Your task is to repeat the lines below exactly, excluding any pictures they contain.

----------------------------------------

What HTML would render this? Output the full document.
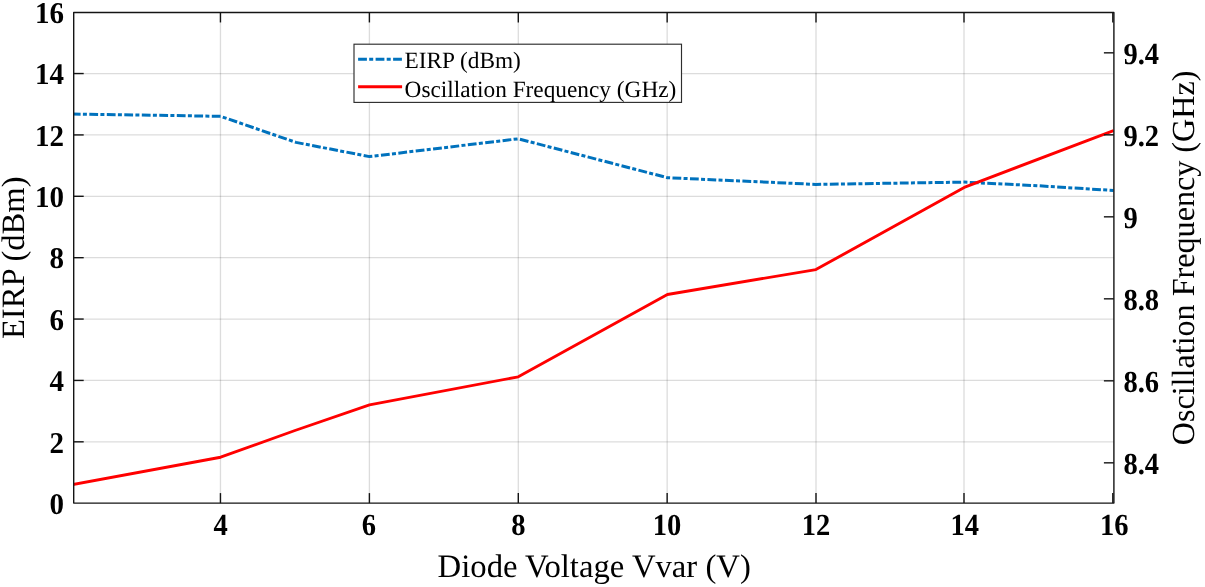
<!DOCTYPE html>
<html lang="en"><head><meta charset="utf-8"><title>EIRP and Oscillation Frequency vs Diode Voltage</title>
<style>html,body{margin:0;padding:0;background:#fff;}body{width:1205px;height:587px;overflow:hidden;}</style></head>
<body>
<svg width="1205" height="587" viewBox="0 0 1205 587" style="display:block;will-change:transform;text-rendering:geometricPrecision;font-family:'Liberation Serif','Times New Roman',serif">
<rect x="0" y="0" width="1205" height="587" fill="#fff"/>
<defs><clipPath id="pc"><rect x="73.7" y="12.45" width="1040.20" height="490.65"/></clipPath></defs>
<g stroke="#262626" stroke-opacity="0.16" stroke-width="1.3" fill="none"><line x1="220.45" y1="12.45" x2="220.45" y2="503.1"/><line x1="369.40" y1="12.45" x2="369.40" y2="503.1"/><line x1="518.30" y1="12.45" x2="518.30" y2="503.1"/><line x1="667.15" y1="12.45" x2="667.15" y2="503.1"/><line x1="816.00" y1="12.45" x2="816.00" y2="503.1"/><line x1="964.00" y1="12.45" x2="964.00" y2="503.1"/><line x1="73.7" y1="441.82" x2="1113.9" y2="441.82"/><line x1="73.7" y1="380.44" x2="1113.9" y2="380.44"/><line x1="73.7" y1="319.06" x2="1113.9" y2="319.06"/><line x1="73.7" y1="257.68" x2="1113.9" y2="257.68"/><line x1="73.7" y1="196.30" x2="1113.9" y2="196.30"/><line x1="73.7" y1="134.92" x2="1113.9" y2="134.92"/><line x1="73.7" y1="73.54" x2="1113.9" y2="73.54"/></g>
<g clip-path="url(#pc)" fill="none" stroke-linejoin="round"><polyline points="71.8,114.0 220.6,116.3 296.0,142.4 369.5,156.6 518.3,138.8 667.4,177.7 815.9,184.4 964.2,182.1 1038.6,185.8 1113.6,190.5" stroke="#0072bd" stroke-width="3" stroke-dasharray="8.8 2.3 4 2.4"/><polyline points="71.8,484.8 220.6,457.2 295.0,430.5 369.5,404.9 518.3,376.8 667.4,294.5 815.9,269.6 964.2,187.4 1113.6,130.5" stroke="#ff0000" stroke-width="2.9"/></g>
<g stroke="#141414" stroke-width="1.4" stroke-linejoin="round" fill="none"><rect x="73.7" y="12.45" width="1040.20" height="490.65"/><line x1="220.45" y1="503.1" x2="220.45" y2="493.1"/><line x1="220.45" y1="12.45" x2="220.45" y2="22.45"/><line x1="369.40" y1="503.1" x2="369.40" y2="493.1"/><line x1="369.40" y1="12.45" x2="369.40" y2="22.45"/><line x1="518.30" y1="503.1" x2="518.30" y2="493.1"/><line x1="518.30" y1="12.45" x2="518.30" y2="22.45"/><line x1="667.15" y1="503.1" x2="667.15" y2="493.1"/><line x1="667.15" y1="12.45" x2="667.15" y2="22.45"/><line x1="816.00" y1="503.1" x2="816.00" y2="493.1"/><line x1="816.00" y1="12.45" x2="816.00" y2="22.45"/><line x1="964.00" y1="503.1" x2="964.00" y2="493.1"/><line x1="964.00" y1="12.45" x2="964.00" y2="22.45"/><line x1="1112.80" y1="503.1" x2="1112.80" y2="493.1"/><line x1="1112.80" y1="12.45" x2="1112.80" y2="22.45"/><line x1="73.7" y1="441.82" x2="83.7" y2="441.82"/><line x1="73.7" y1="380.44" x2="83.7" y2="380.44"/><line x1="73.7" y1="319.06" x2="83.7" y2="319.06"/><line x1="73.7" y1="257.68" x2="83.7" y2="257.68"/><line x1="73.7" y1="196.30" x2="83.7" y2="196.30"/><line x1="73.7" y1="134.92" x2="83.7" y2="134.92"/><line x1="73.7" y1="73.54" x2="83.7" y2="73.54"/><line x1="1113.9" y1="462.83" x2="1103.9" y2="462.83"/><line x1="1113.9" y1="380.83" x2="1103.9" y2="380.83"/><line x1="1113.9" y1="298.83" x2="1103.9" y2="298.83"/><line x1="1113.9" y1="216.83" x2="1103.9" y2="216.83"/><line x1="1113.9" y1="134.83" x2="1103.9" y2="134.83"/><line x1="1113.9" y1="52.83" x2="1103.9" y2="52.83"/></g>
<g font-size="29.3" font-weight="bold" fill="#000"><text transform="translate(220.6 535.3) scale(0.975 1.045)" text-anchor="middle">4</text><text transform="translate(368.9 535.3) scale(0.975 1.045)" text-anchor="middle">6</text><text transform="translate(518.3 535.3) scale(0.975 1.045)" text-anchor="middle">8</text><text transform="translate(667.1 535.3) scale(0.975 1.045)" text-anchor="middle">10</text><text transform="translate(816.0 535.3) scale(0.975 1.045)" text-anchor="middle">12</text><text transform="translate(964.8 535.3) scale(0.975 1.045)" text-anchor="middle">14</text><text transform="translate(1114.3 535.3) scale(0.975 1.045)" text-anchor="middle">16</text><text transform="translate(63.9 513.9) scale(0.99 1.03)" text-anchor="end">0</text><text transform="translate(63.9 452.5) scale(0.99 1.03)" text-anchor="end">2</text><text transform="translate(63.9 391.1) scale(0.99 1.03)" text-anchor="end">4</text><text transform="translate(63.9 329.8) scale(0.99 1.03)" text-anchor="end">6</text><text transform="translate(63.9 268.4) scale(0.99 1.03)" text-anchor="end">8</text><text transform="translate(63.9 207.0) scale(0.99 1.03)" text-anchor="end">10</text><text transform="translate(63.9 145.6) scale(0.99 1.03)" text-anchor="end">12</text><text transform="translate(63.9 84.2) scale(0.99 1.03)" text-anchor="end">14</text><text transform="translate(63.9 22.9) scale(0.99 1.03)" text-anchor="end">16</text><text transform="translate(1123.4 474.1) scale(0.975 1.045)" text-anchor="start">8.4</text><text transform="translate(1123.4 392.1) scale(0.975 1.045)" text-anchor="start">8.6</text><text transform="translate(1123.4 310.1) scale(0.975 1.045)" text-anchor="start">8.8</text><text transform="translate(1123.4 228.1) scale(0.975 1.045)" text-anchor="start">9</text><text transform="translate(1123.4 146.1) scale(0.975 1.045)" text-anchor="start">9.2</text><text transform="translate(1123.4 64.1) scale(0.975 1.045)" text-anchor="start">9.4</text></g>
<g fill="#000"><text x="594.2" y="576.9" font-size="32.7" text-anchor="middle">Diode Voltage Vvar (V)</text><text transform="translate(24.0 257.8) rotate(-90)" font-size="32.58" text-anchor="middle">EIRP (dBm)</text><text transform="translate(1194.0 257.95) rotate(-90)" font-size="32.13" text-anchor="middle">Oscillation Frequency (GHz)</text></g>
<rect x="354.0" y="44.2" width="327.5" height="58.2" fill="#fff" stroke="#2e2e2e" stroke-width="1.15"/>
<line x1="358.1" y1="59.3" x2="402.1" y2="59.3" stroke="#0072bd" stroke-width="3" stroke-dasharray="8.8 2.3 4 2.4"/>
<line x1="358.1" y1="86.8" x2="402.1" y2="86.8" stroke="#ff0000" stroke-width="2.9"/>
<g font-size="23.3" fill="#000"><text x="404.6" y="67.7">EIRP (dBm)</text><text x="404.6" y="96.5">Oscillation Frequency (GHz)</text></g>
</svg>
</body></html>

----------------------------------------

### FULL OUTPUT
What HTML would render this? Output the full document.
<!DOCTYPE html>
<html lang="en"><head><meta charset="utf-8"><title>EIRP and Oscillation Frequency vs Diode Voltage</title>
<style>html,body{margin:0;padding:0;background:#fff;}body{width:1205px;height:587px;overflow:hidden;}</style></head>
<body>
<svg width="1205" height="587" viewBox="0 0 1205 587" style="display:block;will-change:transform;text-rendering:geometricPrecision;font-family:'Liberation Serif','Times New Roman',serif">
<rect x="0" y="0" width="1205" height="587" fill="#fff"/>
<defs><clipPath id="pc"><rect x="73.7" y="12.45" width="1040.20" height="490.65"/></clipPath></defs>
<g stroke="#262626" stroke-opacity="0.16" stroke-width="1.3" fill="none"><line x1="220.45" y1="12.45" x2="220.45" y2="503.1"/><line x1="369.40" y1="12.45" x2="369.40" y2="503.1"/><line x1="518.30" y1="12.45" x2="518.30" y2="503.1"/><line x1="667.15" y1="12.45" x2="667.15" y2="503.1"/><line x1="816.00" y1="12.45" x2="816.00" y2="503.1"/><line x1="964.00" y1="12.45" x2="964.00" y2="503.1"/><line x1="73.7" y1="441.82" x2="1113.9" y2="441.82"/><line x1="73.7" y1="380.44" x2="1113.9" y2="380.44"/><line x1="73.7" y1="319.06" x2="1113.9" y2="319.06"/><line x1="73.7" y1="257.68" x2="1113.9" y2="257.68"/><line x1="73.7" y1="196.30" x2="1113.9" y2="196.30"/><line x1="73.7" y1="134.92" x2="1113.9" y2="134.92"/><line x1="73.7" y1="73.54" x2="1113.9" y2="73.54"/></g>
<g clip-path="url(#pc)" fill="none" stroke-linejoin="round"><polyline points="71.8,114.0 220.6,116.3 296.0,142.4 369.5,156.6 518.3,138.8 667.4,177.7 815.9,184.4 964.2,182.1 1038.6,185.8 1113.6,190.5" stroke="#0072bd" stroke-width="3" stroke-dasharray="8.8 2.3 4 2.4"/><polyline points="71.8,484.8 220.6,457.2 295.0,430.5 369.5,404.9 518.3,376.8 667.4,294.5 815.9,269.6 964.2,187.4 1113.6,130.5" stroke="#ff0000" stroke-width="2.9"/></g>
<g stroke="#141414" stroke-width="1.4" stroke-linejoin="round" fill="none"><rect x="73.7" y="12.45" width="1040.20" height="490.65"/><line x1="220.45" y1="503.1" x2="220.45" y2="493.1"/><line x1="220.45" y1="12.45" x2="220.45" y2="22.45"/><line x1="369.40" y1="503.1" x2="369.40" y2="493.1"/><line x1="369.40" y1="12.45" x2="369.40" y2="22.45"/><line x1="518.30" y1="503.1" x2="518.30" y2="493.1"/><line x1="518.30" y1="12.45" x2="518.30" y2="22.45"/><line x1="667.15" y1="503.1" x2="667.15" y2="493.1"/><line x1="667.15" y1="12.45" x2="667.15" y2="22.45"/><line x1="816.00" y1="503.1" x2="816.00" y2="493.1"/><line x1="816.00" y1="12.45" x2="816.00" y2="22.45"/><line x1="964.00" y1="503.1" x2="964.00" y2="493.1"/><line x1="964.00" y1="12.45" x2="964.00" y2="22.45"/><line x1="1112.80" y1="503.1" x2="1112.80" y2="493.1"/><line x1="1112.80" y1="12.45" x2="1112.80" y2="22.45"/><line x1="73.7" y1="441.82" x2="83.7" y2="441.82"/><line x1="73.7" y1="380.44" x2="83.7" y2="380.44"/><line x1="73.7" y1="319.06" x2="83.7" y2="319.06"/><line x1="73.7" y1="257.68" x2="83.7" y2="257.68"/><line x1="73.7" y1="196.30" x2="83.7" y2="196.30"/><line x1="73.7" y1="134.92" x2="83.7" y2="134.92"/><line x1="73.7" y1="73.54" x2="83.7" y2="73.54"/><line x1="1113.9" y1="462.83" x2="1103.9" y2="462.83"/><line x1="1113.9" y1="380.83" x2="1103.9" y2="380.83"/><line x1="1113.9" y1="298.83" x2="1103.9" y2="298.83"/><line x1="1113.9" y1="216.83" x2="1103.9" y2="216.83"/><line x1="1113.9" y1="134.83" x2="1103.9" y2="134.83"/><line x1="1113.9" y1="52.83" x2="1103.9" y2="52.83"/></g>
<g font-size="29.3" font-weight="bold" fill="#000"><text transform="translate(220.6 535.3) scale(0.975 1.045)" text-anchor="middle">4</text><text transform="translate(368.9 535.3) scale(0.975 1.045)" text-anchor="middle">6</text><text transform="translate(518.3 535.3) scale(0.975 1.045)" text-anchor="middle">8</text><text transform="translate(667.1 535.3) scale(0.975 1.045)" text-anchor="middle">10</text><text transform="translate(816.0 535.3) scale(0.975 1.045)" text-anchor="middle">12</text><text transform="translate(964.8 535.3) scale(0.975 1.045)" text-anchor="middle">14</text><text transform="translate(1114.3 535.3) scale(0.975 1.045)" text-anchor="middle">16</text><text transform="translate(63.9 513.9) scale(0.99 1.03)" text-anchor="end">0</text><text transform="translate(63.9 452.5) scale(0.99 1.03)" text-anchor="end">2</text><text transform="translate(63.9 391.1) scale(0.99 1.03)" text-anchor="end">4</text><text transform="translate(63.9 329.8) scale(0.99 1.03)" text-anchor="end">6</text><text transform="translate(63.9 268.4) scale(0.99 1.03)" text-anchor="end">8</text><text transform="translate(63.9 207.0) scale(0.99 1.03)" text-anchor="end">10</text><text transform="translate(63.9 145.6) scale(0.99 1.03)" text-anchor="end">12</text><text transform="translate(63.9 84.2) scale(0.99 1.03)" text-anchor="end">14</text><text transform="translate(63.9 22.9) scale(0.99 1.03)" text-anchor="end">16</text><text transform="translate(1123.4 474.1) scale(0.975 1.045)" text-anchor="start">8.4</text><text transform="translate(1123.4 392.1) scale(0.975 1.045)" text-anchor="start">8.6</text><text transform="translate(1123.4 310.1) scale(0.975 1.045)" text-anchor="start">8.8</text><text transform="translate(1123.4 228.1) scale(0.975 1.045)" text-anchor="start">9</text><text transform="translate(1123.4 146.1) scale(0.975 1.045)" text-anchor="start">9.2</text><text transform="translate(1123.4 64.1) scale(0.975 1.045)" text-anchor="start">9.4</text></g>
<g fill="#000"><text x="594.2" y="576.9" font-size="32.7" text-anchor="middle">Diode Voltage Vvar (V)</text><text transform="translate(24.0 257.8) rotate(-90)" font-size="32.58" text-anchor="middle">EIRP (dBm)</text><text transform="translate(1194.0 257.95) rotate(-90)" font-size="32.13" text-anchor="middle">Oscillation Frequency (GHz)</text></g>
<rect x="354.0" y="44.2" width="327.5" height="58.2" fill="#fff" stroke="#2e2e2e" stroke-width="1.15"/>
<line x1="358.1" y1="59.3" x2="402.1" y2="59.3" stroke="#0072bd" stroke-width="3" stroke-dasharray="8.8 2.3 4 2.4"/>
<line x1="358.1" y1="86.8" x2="402.1" y2="86.8" stroke="#ff0000" stroke-width="2.9"/>
<g font-size="23.3" fill="#000"><text x="404.6" y="67.7">EIRP (dBm)</text><text x="404.6" y="96.5">Oscillation Frequency (GHz)</text></g>
</svg>
</body></html>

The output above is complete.